On prend note des désastres du monde

« Ainsi, le flux d’images déversé dans nos yeux devient notre activité « spirituelle » tout en gardant l’apparence d’un spectacle inoffensif. (…) Tant qu’il est occupé par ce flot visuel dont l’invasion est continue, notre esprit ne le pense pas pour la raison qu’il n’a pas besoin de se représenter ce qui, tout en l’occupant, ne cesse pas d’être devant ses yeux. »
Bernard Noël, Le cerveau disponible.

On prend note des désastres du monde, des mille perversions qui fleurissent dans les parages de nos gestes, au milieu même de nos rêves. On écrit la proximité de nos divertissements et de nos crimes. Comme la folie traverse et infuse nos vies. On trace dans un désordre d’images se superposant comme les cavalcades sauvages aux parois des grottes la silhouette du chaos. Non sans quelque sentimentalisme à retrouver ici et là des images, des motifs, les indices de moments vécus qui ré émergent comme dit-on au moment de la mort votre vie entière en une succession de flashs vous revient.

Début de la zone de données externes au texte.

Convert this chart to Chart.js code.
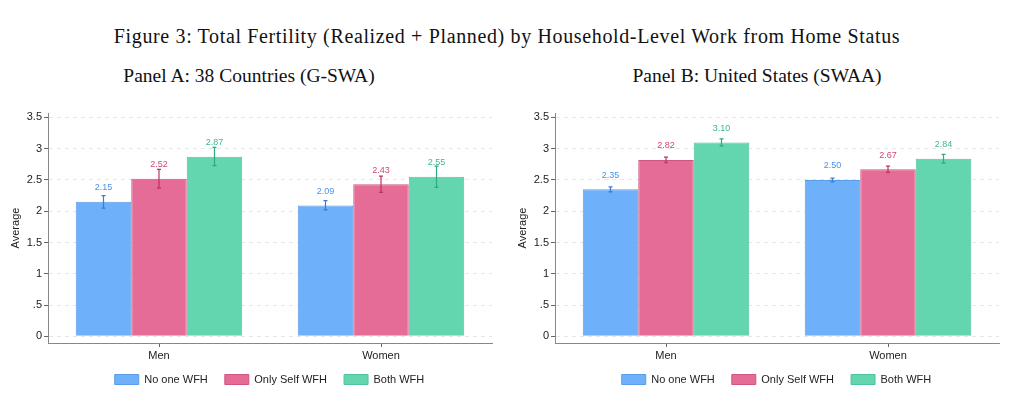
<!DOCTYPE html>
<html>
<head>
<meta charset="utf-8">
<script src="https://cdn.jsdelivr.net/npm/chart.js@4.4.1/dist/chart.umd.min.js"></script>
<style>
    html, body { margin: 0; padding: 0; background: #fff; overflow: hidden; }
    #page { position: relative; width: 1018px; height: 397px; overflow: hidden; }
    .ttl { position: absolute; font-family: 'Liberation Serif', serif; color: #111; white-space: nowrap; transform: translateX(-50%); }
    #fig-title { left: 507px; top: 25px; font-size: 20px; letter-spacing: 0.64px; }
    #panel-a { left: 249px; top: 65px; font-size: 19.5px; }
    #panel-b { left: 757px; top: 65px; font-size: 19.5px; }
    .cv { position: absolute; top: 100px; }
    #chartA { left: 0; }
    #chartB { left: 507px; }
</style>
</head>
<body>
<div id="page">
    <div class="ttl" id="fig-title">Figure 3: Total Fertility (Realized + Planned) by Household-Level Work from Home Status</div>
    <div class="ttl" id="panel-a">Panel A: 38 Countries (G-SWA)</div>
    <div class="ttl" id="panel-b">Panel B: United States (SWAA)</div>
    <canvas class="cv" id="chartA" width="539" height="297"></canvas>
    <canvas class="cv" id="chartB" width="539" height="297"></canvas>
</div>
<script>
    var categories = ['Men', 'Women'];
    var seriesNames = ['No one WFH', 'Only Self WFH', 'Both WFH'];
    var yTicks = [0, 0.5, 1, 1.5, 2, 2.5, 3, 3.5];

    // Panel A: 38 countries
    var aNoOne = [2.15, 2.09];
    var aOnlySelf = [2.52, 2.43];
    var aBoth = [2.87, 2.55];
    var aNoOneCI = [[2.05, 2.25], [2.02, 2.17]];
    var aOnlySelfCI = [[2.37, 2.67], [2.30, 2.56]];
    var aBothCI = [[2.73, 3.02], [2.38, 2.72]];

    // Panel B: United States
    var bNoOne = [2.35, 2.50];
    var bOnlySelf = [2.82, 2.67];
    var bBoth = [3.10, 2.84];
    var bNoOneCI = [[2.31, 2.39], [2.47, 2.53]];
    var bOnlySelfCI = [[2.775, 2.865], [2.62, 2.72]];
    var bBothCI = [[3.045, 3.155], [2.77, 2.91]];

    var fills = ['#6fb0fa', '#e46c96', '#63d6b0'];
    var borders = ['#5a9de8', '#cf5583', '#4fc39d'];
    var labelColors = ['#4a90e8', '#d3466f', '#3db88a'];
    var errColors = ['#3a7bd5', '#c0315f', '#2fa97a'];

    var sans = 'Liberation Sans, Arial, sans-serif';

    var barExtras = {
        id: 'barExtras',
        afterDatasetsDraw: function (chart) {
            var ctx = chart.ctx;
            var y = chart.scales.y;
            ctx.save();
            chart.data.datasets.forEach(function (ds, di) {
                var meta = chart.getDatasetMeta(di);
                meta.data.forEach(function (bar, i) {
                    var ci = ds.ci[i];
                    var top = y.getPixelForValue(ci[1]);
                    var bot = y.getPixelForValue(ci[0]);
                    ctx.strokeStyle = errColors[di];
                    ctx.lineWidth = 1.2;
                    ctx.beginPath();
                    ctx.moveTo(bar.x, top);
                    ctx.lineTo(bar.x, bot);
                    ctx.moveTo(bar.x - 2, top);
                    ctx.lineTo(bar.x + 2, top);
                    ctx.moveTo(bar.x - 2, bot);
                    ctx.lineTo(bar.x + 2, bot);
                    ctx.stroke();

                    ctx.fillStyle = labelColors[di];
                    ctx.font = '9px ' + sans;
                    ctx.textAlign = 'center';
                    ctx.textBaseline = 'middle';
                    ctx.fillText(ds.data[i].toFixed(2), bar.x, bar.y - 14);
                });
            });
            ctx.restore();
        }
    };

    function makeChart(id, vals, cis) {
        var el = document.getElementById(id);
        return new Chart(el.getContext('2d'), {
            type: 'bar',
            data: {
                labels: categories,
                datasets: seriesNames.map(function (name, k) {
                    return {
                        label: name,
                        data: vals[k],
                        ci: cis[k],
                        backgroundColor: fills[k],
                        borderColor: borders[k],
                        borderWidth: 1,
                        categoryPercentage: 0.75,
                        barPercentage: 1
                    };
                })
            },
            options: {
                responsive: false,
                animation: false,
                layout: { padding: { top: 13, left: 0, right: 0, bottom: 2 } },
                plugins: {
                    tooltip: { enabled: false },
                    legend: {
                        position: 'bottom',
                        labels: {
                            boxWidth: 24,
                            boxHeight: 10,
                            padding: 17,
                            color: '#222',
                            font: { size: 11, family: sans }
                        }
                    }
                },
                scales: {
                    x: {
                        grid: { display: true, drawOnChartArea: false, offset: false, tickLength: 4, tickColor: '#666' },
                        border: { color: '#888', width: 1 },
                        ticks: { color: '#222', font: { size: 11, family: sans }, padding: 2 },
                        afterFit: function (s) {
                            s.height = 14;
                            // labels hang below the squeezed axis box, so don't clip them
                            s._computeLabelArea = function () { return undefined; };
                        }
                    },
                    y: {
                        min: -0.107,
                        max: 3.57,
                        afterBuildTicks: function (s) {
                            s.ticks = yTicks.map(function (v) { return { value: v }; });
                        },
                        afterFit: function (s) { s.width = 48; },
                        grid: {
                            color: '#e6e6e6',
                            tickColor: '#666',
                            tickLength: 4,
                            tickBorderDash: [],
                            drawOnChartArea: true
                        },
                        border: { color: '#888', width: 1, dash: [4, 4] },
                        ticks: {
                            color: '#222',
                            font: { size: 11, family: sans },
                            padding: 2,
                            callback: function (v) {
                                return v === 0.5 ? '.5' : String(v);
                            }
                        },
                        title: {
                            display: true,
                            text: 'Average',
                            color: '#222',
                            font: { size: 11, family: sans },
                            padding: { top: 9, bottom: 0 }
                        }
                    },
                    // empty right axis, keeps the plot centred over the legend
                    yRight: {
                        position: 'right',
                        display: true,
                        grid: { display: false },
                        border: { display: false },
                        ticks: { display: false },
                        afterFit: function (s) { s.width = 47; }
                    }
                }
            },
            plugins: [barExtras]
        });
    }

    makeChart('chartA', [aNoOne, aOnlySelf, aBoth], [aNoOneCI, aOnlySelfCI, aBothCI]);
    makeChart('chartB', [bNoOne, bOnlySelf, bBoth], [bNoOneCI, bOnlySelfCI, bBothCI]);
</script>
</body>
</html>
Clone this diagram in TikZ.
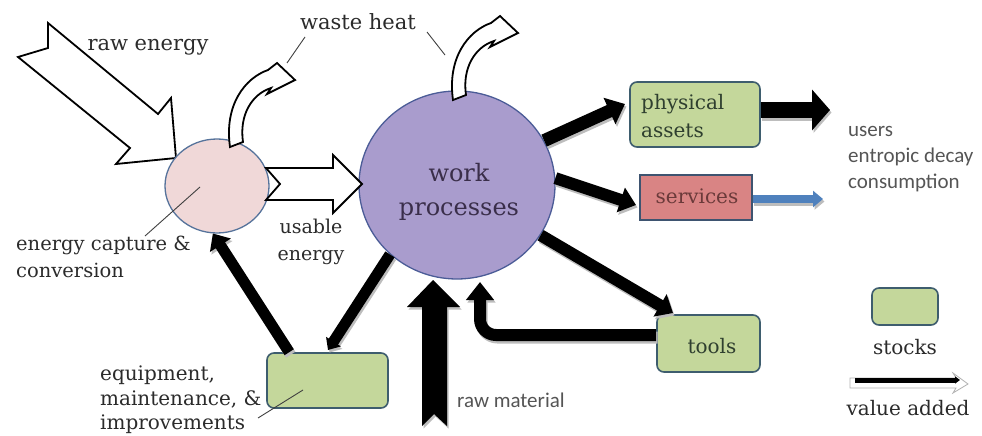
\documentclass[tikz,border=0pt]{standalone}
\usepackage{fontspec}
\setmainfont{DejaVu Serif}
\newfontfamily\carl{Carlito}
\usetikzlibrary{shapes.geometric,arrows.meta,calc}
\definecolor{ecf}{HTML}{F0D8D8}
\definecolor{ecb}{HTML}{56739B}
\definecolor{wpf}{HTML}{A99CCD}
\definecolor{wpb}{HTML}{4B5C97}
\definecolor{wpt}{HTML}{3A2E4A}
\definecolor{grn}{HTML}{C4D79B}
\definecolor{gbord}{HTML}{3E5D6E}
\definecolor{svf}{HTML}{D98484}
\definecolor{svb}{HTML}{3E5470}
\definecolor{svt}{HTML}{6B3A3A}
\definecolor{txt}{HTML}{2B2B2B}
\definecolor{pat}{HTML}{2F3F2F}
\definecolor{sanc}{HTML}{555555}
\definecolor{blu}{HTML}{4F81BD}
\definecolor{shadowcol}{HTML}{BDBDBD}
\newcommand\shadarrow[2]{%
  \begin{scope}[transform canvas={shift={(1.5pt,-2.5pt)}}]\draw[#1,shadowcol] #2;\end{scope}
  \draw[#1] #2;}
\newcommand\wharrow[1]{\draw[whitearr,#1] (230,147) .. controls (224,105) and (245,78) .. (268,70) -- (277,63) -- (295,80) -- (267,94) -- (271,88) .. controls (252,94) and (239,115) .. (243,142) -- cycle;}
\begin{document}
\begin{tikzpicture}[x=1pt,y=-1pt,
  ser/.style={font=\fontsize{20}{25}\selectfont, text=txt, inner sep=0pt},
  san/.style={font=\carl\fontsize{21}{26}\selectfont, text=sanc, inner sep=0pt},
  stock/.style={draw=gbord, line width=1.6pt, fill=grn, rounded corners=7pt, inner sep=0pt},
  leader/.style={draw=black!75, line width=0.9pt},
  whitearr/.style={draw=black, line width=1.8pt, fill=white, line join=miter},
]
\fill[white] (0,0) rectangle (982,436);
\useasboundingbox (0,0) rectangle (982,436);

% raw energy arrow
\draw[whitearr] (48,23) -- (158,114) -- (171,98) -- (176,158) -- (116,164) -- (130,148) -- (18,57) -- (48,48) -- cycle;

% main nodes
\node[ellipse, draw=ecb, line width=1.3pt, fill=ecf, minimum width=104pt, minimum height=94pt, inner sep=0pt] (ec) at (217,186) {};
\node[ellipse, draw=wpb, line width=1.3pt, fill=wpf, minimum width=196pt, minimum height=188pt, inner sep=0pt] (wp) at (457,185) {};
\node[font=\fontsize{24}{34}\selectfont, text=wpt, align=center, inner sep=0pt] (wptext) at (459,192) {work\\processes};

% usable energy arrow
\draw[whitearr] (266,168) -- (333,168) -- (333,155) -- (362,184) -- (333,213) -- (333,200) -- (266,200) -- (280,184) -- cycle;

% waste heat arrows
\wharrow{}
\wharrow{shift={(223,-47)}}

% stocks and services
\node[stock, minimum width=130pt, minimum height=65pt] (pa) at (695,114.5) {};
\node[ser, anchor=west, align=left, text=pat, font=\fontsize{20}{28}\selectfont] (patext) at (641,116) {physical\\assets};
\node[draw=svb, line width=1.6pt, fill=svf, minimum width=112pt, minimum height=45pt, inner sep=0pt] (sv) at (696,197.5) {};
\node[ser, text=svt] (svtext) at (697,196) {services};
\node[stock, minimum width=103pt, minimum height=57pt] (tl) at (708.5,343.5) {};
\node[ser, text=pat] (tltext) at (712,346) {tools};
\node[stock, minimum width=121pt, minimum height=55pt] (eq) at (327.5,380.5) {};
\node[stock, minimum width=66pt, minimum height=37pt] (lg) at (905,306.5) {};

% coordinates for arrow ends
\coordinate (tA) at (625,104);
\coordinate (tB) at (636,205);
\coordinate (tC) at (673,313);
\coordinate (tD) at (480,282);
\coordinate (tE) at (328,350);
\coordinate (tF) at (830,110);
\coordinate (tG) at (823,199);

% black value-added arrows
\shadarrow{line width=13pt,-{Triangle[length=17pt,width=28pt]}}{(wp.27) -- (tA)}
\shadarrow{line width=12pt,-{Triangle[length=16pt,width=25pt]}}{(wp.4) -- (tB)}
\shadarrow{line width=12pt,-{Triangle[length=15pt,width=25pt]}}{(wp.-31) -- (tC)}
\shadarrow{line width=12pt,rounded corners=16pt,-{Triangle[length=18pt,width=27pt]}}{([yshift=8.5pt]tl.west) -- (480,335) -- (tD)}
\shadarrow{line width=11pt,-{Triangle[length=10pt,width=17pt]}}{(wp.-134) -- (tE)}
\shadarrow{line width=11pt,-{Triangle[length=14pt,width=24pt]}}{([xshift=23pt]eq.north west) -- (ec.-95)}
\shadarrow{line width=16pt,-{Triangle[length=18pt,width=40pt]}}{([yshift=4.5pt]pa.east) -- (tF)}
\shadarrow{line width=8pt,blu,-{Triangle[length=10pt,width=16pt]}}{([yshift=-1.5pt]sv.east) -- (tG)}

% raw material arrow
\begin{scope}[transform canvas={shift={(1.5pt,-2.5pt)}}]
\fill[shadowcol] (422,426) -- (422,307) -- (407,307) -- (433,280) -- (460,307) -- (447,307) -- (447,426) -- (434,414) -- cycle;
\end{scope}
\fill[black] (422,426) -- (422,307) -- (407,307) -- (433,280) -- (460,307) -- (447,307) -- (447,426) -- (434,414) -- cycle;

% legend arrow
\coordinate (lgA) at (855,380);
\coordinate (lgB) at (960,380);
\draw[draw=gray!60, fill=white, line width=0.8pt] (850,378) -- (956,378) -- (953,373) -- (968,384) -- (953,393) -- (956,388) -- (850,388) -- cycle;
\draw[line width=5pt,-{Triangle[length=5pt,width=7pt]}] (lgA) -- (lgB);

% labels
\node[ser, font=\fontsize{21}{25}\selectfont] (rawe) at (148,47) {raw energy};
\node[ser, font=\fontsize{21}{25}\selectfont] (wh) at (358,22) {waste heat};
\node[ser, anchor=west, align=left, font=\fontsize{19.5}{27}\selectfont] (ectext) at (16,257) {energy capture \&\\conversion};
\node[ser, align=center, font=\fontsize{19}{27}\selectfont] (ue) at (311,242) {usable\\energy};
\node[ser, anchor=west, align=left, font=\fontsize{20}{24.5}\selectfont] (eqtext) at (100,400) {equipment,\\maintenance, \&\\improvements};
\node[san, anchor=west, align=left] (users) at (848,159) {users\\entropic decay\\consumption};
\node[san, anchor=west] (rm) at (457,400) {raw material};
\node[ser] (stk) at (905,347) {stocks};
\node[ser] (va) at (908,408) {value added};

% leader lines
\coordinate (whA) at (305,37);
\coordinate (whB) at (287,63);
\coordinate (whC) at (427,32);
\coordinate (whD) at (445,55);
\coordinate (ecA) at (200,187);
\coordinate (ecB) at (145,236);
\coordinate (eqA) at (303,390);
\coordinate (eqB) at (258,418);
\draw[leader] (whA) -- (whB);
\draw[leader] (whC) -- (whD);
\draw[leader] (ecA) -- (ecB);
\draw[leader] (eqA) -- (eqB);
\end{tikzpicture}
\end{document}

Ce que vivre dépose en soi, les éclats que font les reliefs du monde, tout ça est si proche des rêves, des hallucinations ou des délires, tissé à une récit aussi souple que le fil que dévide le temps dans son cours. La pensée, lorsqu’elle parcourt ces paysages, incline à tout abstraire, tout mettre à distance, à rejoindre ce régime des images où tout nous reste familier mais ne nous concerne plus vraiment. Et on en vient à penser que c’est cela l’histoire : quand le vécu s’éloigne en même temps qu’il acquière une lisibilité.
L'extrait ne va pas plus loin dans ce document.